The aftermath of celebrations and social gatherings are a sweepers nightmare. The ground littered with torn pieces of decoration, discarded food and used cutlery is a common sight. And when there is no proper method of disposal, the waste becomes a menace.
This is exactly what has been happening for the last two years in Mangaluru, Karnataka. Waste items generated at a ground near Megha Mendon’s house oftens ends up near or in the Phalguni River (also known as Gurupura).
Plastic and glass bottles lie on the river banks unattended for days together until it is washed away by the water. I live only a few steps away from the river and it was disheartening to see the pollution destroying yet another water source, Megha tells The Better India.
Unlike most of us who ignore the mess and continue with our lives, the 23-year-old student of architecture decided to do something about it.
After brainstorming several ideas to clear the discarded bottles without harming the environment, Megha zeroed on using her painting skills to her advantage.
Megha, who has participated in beach cleanup drives in the past, walked up to the river one day, collected glass bottles and brought them home.
Instead of painting on canvas, I painted on a glass bottle and the end result turned out to be fine. So I continued beautifying the bottles and even shared the idea with my neighbours and friends, she says.
The striking art pieces installed at Megha’s house soon caught people’s attention including of renowned artist Dinesh Holla. The artist is best known for his artwork that was selected as the official poster of Dieppe Kite Festival in France.
“Dinesh encouraged me to organise an exhibition for people and spread the creative message of conserving the environment. I made an informal announcement in my locality about a workshop,” says Megha.
The word got around quickly and around 30 people turned up for the free workshop that lasted for five days in May this year.

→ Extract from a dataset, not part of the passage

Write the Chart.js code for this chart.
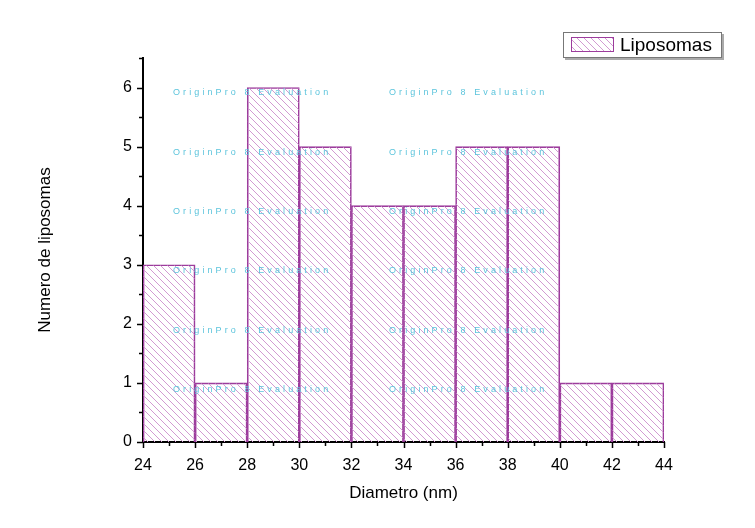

The objective was not only to teach people about managing waste but also empower them to come up with alternate solutions.
People from all age groups and professions attended the workshop and they actively upcycled their waste bottles into decorative items.
Through the workshop, Megha also ensured that the garbage items are made worthy enough for people to continue the upcycling activity. At the end of the workshop, she organised a public exhibition of hundreds of bottles that were turned into artwork.
Close to 500 bottles were given a new lease of life and almost all of them were sold in the exhibition. The bottles were categorised into three categories – with LED lights, without lights and embossed art, says Megha.
After receiving an overwhelming response for the workshop and exhibition from the people, Megha plans to continue her tryst with the workshops and engage more number of people in such DIY activities.
Megha has so far, since 2017, been instrumental in preventing 900 bottles from entering the river either by upcycling it on her own or by inspiring others to do so.
If you are inspired from Megha’s efforts for a sustainable environment, she recommends these five easy DIY steps to give a creative spin to the bottles:
Step 1: Collect the bottles, clean them and remove the stickers on them.
Step 2: For the background colour, apply three layers of the paint. This ensures that colour doesn’t become dull and glass is not visible. It will also give a different texture to the bottle.
Step 3: Designing. Choose what you want to paint on the bottle.
Step 4: Apply a chemical coat or a Varnish paint (Varnish is a clear transparent hard protective finish or film) to ensure that paint doesn’t wear off. Varnish paint is easily available in Hardware shops. Megha recommends applying varnish once every year for best results.
Step 5: Insert LED lights and turn your decorative item into a light lamp.